Re: Discrepancies for some isoforms

Post by wleung » Tue Oct 21, 2014 11:08 pm

The available evidence suggests that the initial CDS of the E and F isoforms of the M6 gene (CDS 2_7735_0) might not exist in D. biarmipes. However, based on parsimony (i.e. minimize the number of changes compared to D. melanogaster), I would annotate the CDS 2_7735_0 in D. biarmipes based on the weak evidence from the blastx alignment and the CDS predicted by Genscan. Because the next CDS (3_7735_2) begins at 36,112 and it has a phase 2 splice acceptor site relative to frame -3, CDS 2_7735_0 must have a phase 1 donor site (relative to frame -1). Based on the blastx alignment, the closest phase 1 donor site (relative to frame -1) is located at 37,035-37,034. Therefore, I would annotate the CDS so that it spans from 37,243 to 37,036.

To gather additional evidence to support this hypothesis, we will perform a tblastn search of the D. melanogaster CDS 2_7735_0 against the "Genome Assembly (NT)" databases of multiple Drosophila species using the FlyBase BLAST service.

The tblastn search results shows that the entire CDS 2_7735_0 is conserved in D. erecta:
Dere_CDS_2_7735_0_tblastn.png
Dere_CDS_2_7735_0_tblastn.png (80.64 KiB) Viewed 6205 times
However, there is an in-frame stop codon within the alignment to CDS 2_7735_0 in D. eugracilis. The tblastn alignment to D. ficusphila only matches the first 39aa of the D. melanogaster CDS:
Deug_Dfic_tblastn_stop_partial_alignments.png
Deug_Dfic_tblastn_stop_partial_alignments.png (130.61 KiB) Viewed 6205 times
In D. takahashii (i.e. the species most closely related to D. biarmipes), tblastn produced two separate alignment blocks that are in two different open reading frames. Hence the frame shift exists in both the D. biarmipes and D. takahashii orthologs of the M6 gene and the discrepancy is unlikely to be caused by an error in the D. biarmipes consensus sequence.
Dtak_split_CDS_2_7735_0_tblastn.png
Dtak_split_CDS_2_7735_0_tblastn.png (109.58 KiB) Viewed 6205 times
There are no significant matches (E-value < 1e-2) in other Drosophila species that are more distantly related to D. melanogaster (e.g. D. elegans, D. pseudoobscura, D. mojavensis, or D. grimshawi).

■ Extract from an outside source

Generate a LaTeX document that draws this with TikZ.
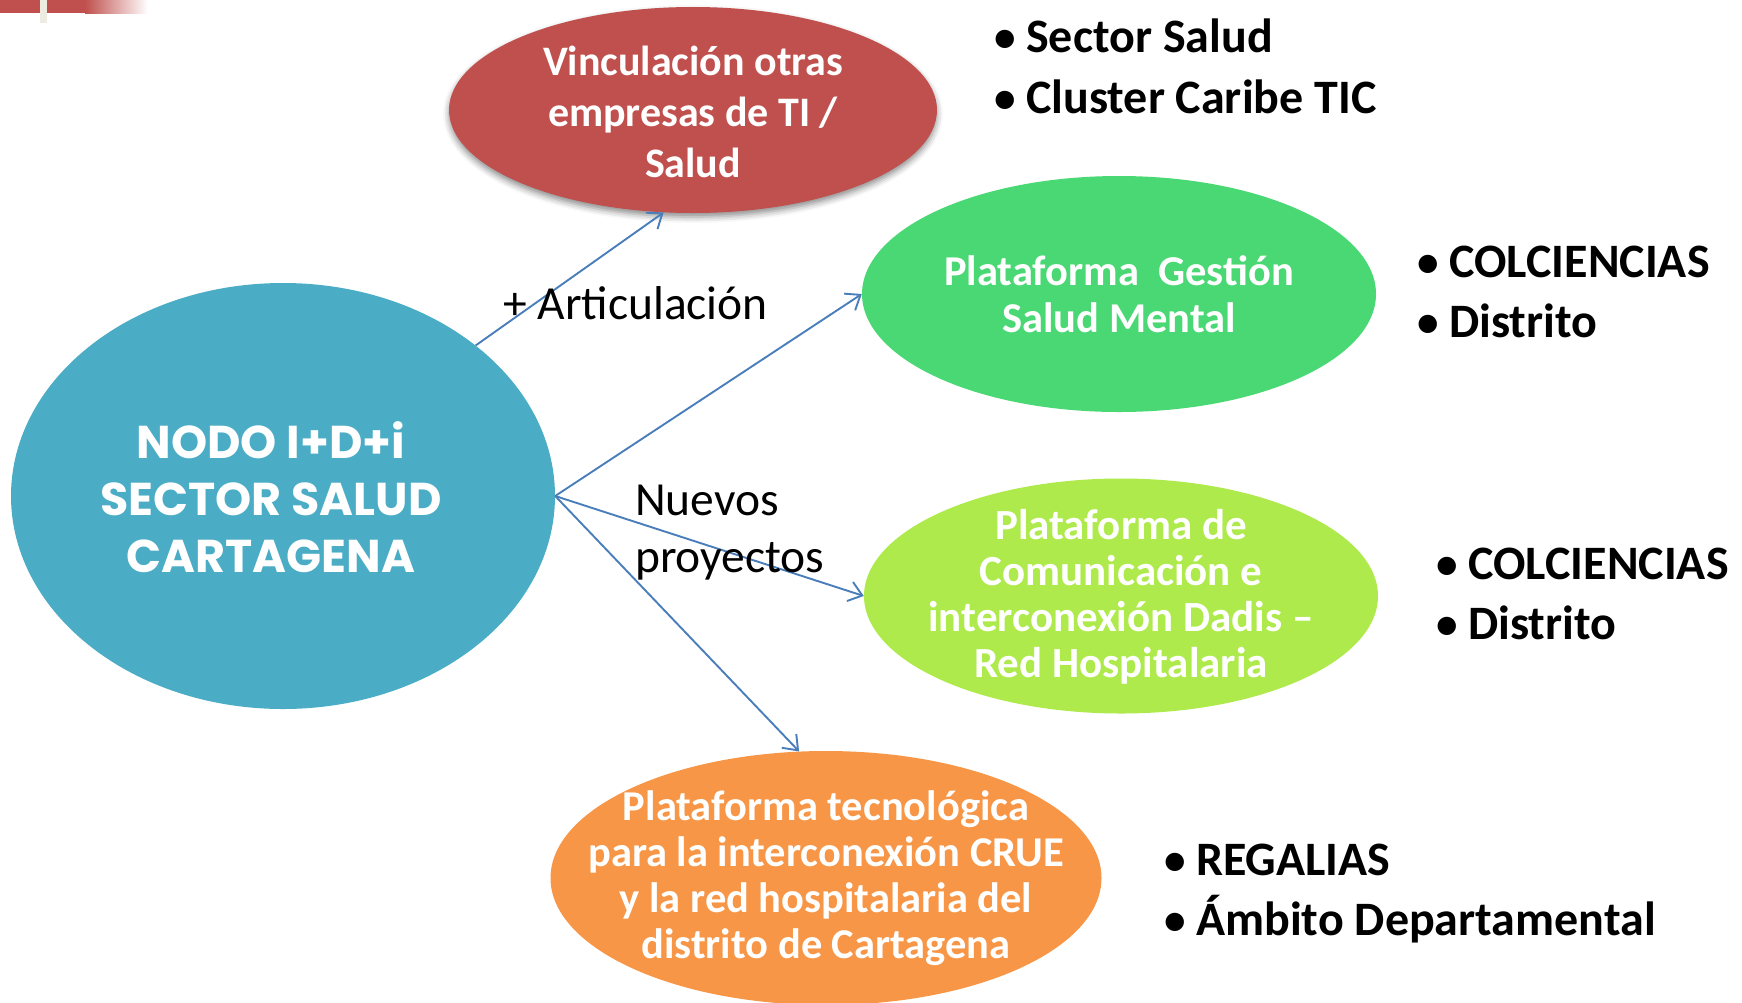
\documentclass[tikz,border=0pt]{standalone}
\usepackage{fontspec}
\setmainfont{Carlito}
\newfontfamily\gothic{Poppins}
\usetikzlibrary{shapes.geometric,arrows.meta,shadows.blur}
\definecolor{cblue}{HTML}{4BACC6}
\definecolor{cred}{HTML}{C0504D}
\definecolor{cgreen}{HTML}{49D873}
\definecolor{clime}{HTML}{AEEA4B}
\definecolor{corange}{HTML}{F79646}
\definecolor{carrow}{HTML}{4A7EBB}
\definecolor{cbar}{HTML}{EEECE1}
\newcommand\bl{\makebox[32pt][l]{\raisebox{1pt}{\scalebox{0.9}{•}}}}
\begin{document}
\begin{tikzpicture}[x=1pt,y=-1pt,
  oval/.style={ellipse,inner sep=0pt},
  otext/.style={inner sep=0pt,text=white,align=center},
  conn/.style={draw=carrow,line width=1.9pt,-{Straight Barb[length=13pt,width=20pt,line width=1.9pt]}},
  lbl/.style={anchor=base west,inner sep=0pt,font=\fontsize{47.5}{57}\selectfont},
  item/.style={anchor=base west,inner sep=0pt,font=\bfseries\fontsize{48}{48}\selectfont},
]
\useasboundingbox (0,0) rectangle (1742,1002);
% top-left decoration
\fill[cred] (0,0) rectangle (85,13);
\shade[left color=cred,right color=white] (85,0) rectangle (148,13);
\fill[cbar] (40,0) rectangle (47,23);

% ellipses
\node[oval,fill=cblue,minimum width=544pt,minimum height=426pt] (nodo) at (283,496) {};
\node[oval,fill=cred,minimum width=488pt,minimum height=206pt,
  blur shadow={shadow xshift=0pt,shadow yshift=-4pt,shadow blur radius=6pt,shadow opacity=45}] (vinc) at (693,110) {};
\node[oval,fill=cgreen,minimum width=514pt,minimum height=236pt] (mental) at (1119,294) {};
\node[oval,fill=clime,minimum width=514pt,minimum height=235pt] (dadis) at (1121,596) {};
\node[oval,fill=corange,minimum width=551pt,minimum height=254pt] (crue) at (826,878) {};

% ellipse texts
\node[otext,font=\gothic\bfseries\fontsize{46}{57}\selectfont] (nodotxt) at (271,497) {NODO I+D+i\\SECTOR SALUD\\CARTAGENA};
\node[otext,font=\bfseries\fontsize{42}{51}\selectfont] (vinctxt) at (693,112) {Vinculación otras\\empresas de TI /\\Salud};
\node[otext,font=\bfseries\fontsize{42.5}{47}\selectfont] (mentaltxt) at (1119,294) {Plataforma\ \ Gestión\\Salud Mental};
\node[otext,font=\bfseries\fontsize{43}{46}\selectfont] (dadistxt) at (1121,597) {Plataforma de\\Comunicación e\\interconexión Dadis –\\Red Hospitalaria};
\node[otext,font=\bfseries\fontsize{42.5}{46}\selectfont] (cruetxt) at (826,878) {Plataforma tecnológica\\para la interconexión CRUE\\y la red hospitalaria del\\distrito de Cartagena};

% connectors
\draw[conn] (nodo.38) -- (vinc.254);
\draw[conn] (nodo.east) -- (mental.west);
\draw[conn] (nodo.east) -- (dadis.west);
\draw[conn] (nodo.east) -- (crue.102);

% connector labels
\node[lbl] (art) at (503,319) {+ Articulación};
\node[lbl] (nuev) at (635,515) {Nuevos};
\node[lbl] (proy) at (635,572) {proyectos};

% bullet lists
\node[item] (l1a) at (994,52) {\bl Sector Salud};
\node[item] (l1b) at (994,113) {\bl Cluster Caribe TIC};
\node[item] (l2a) at (1417,277) {\bl COLCIENCIAS};
\node[item] (l2b) at (1417,337) {\bl Distrito};
\node[item] (l3a) at (1436,579) {\bl COLCIENCIAS};
\node[item] (l3b) at (1436,639) {\bl Distrito};
\node[item] (l4a) at (1164,875) {\bl REGALIAS};
\node[item] (l4b) at (1164,935) {\bl Ámbito Departamental};
\end{tikzpicture}
\end{document}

Collectively, the available evidence suggests that this CDS might only exist in the melanogaster subgroup. However, based on the GEP annotation protocol, I would annotate the CDS in D. biarmipes at contig62:37243-37036 in order to preserve both the E and F isoforms.

jkennell
Posts: 3
Joined: Sat Aug 09, 2014 1:29 am

Re: Discrepancies for some isoforms

Post by jkennell » Fri Oct 24, 2014 4:35 pm

Thanks, Wilson! Your response was very helpful.

Post Reply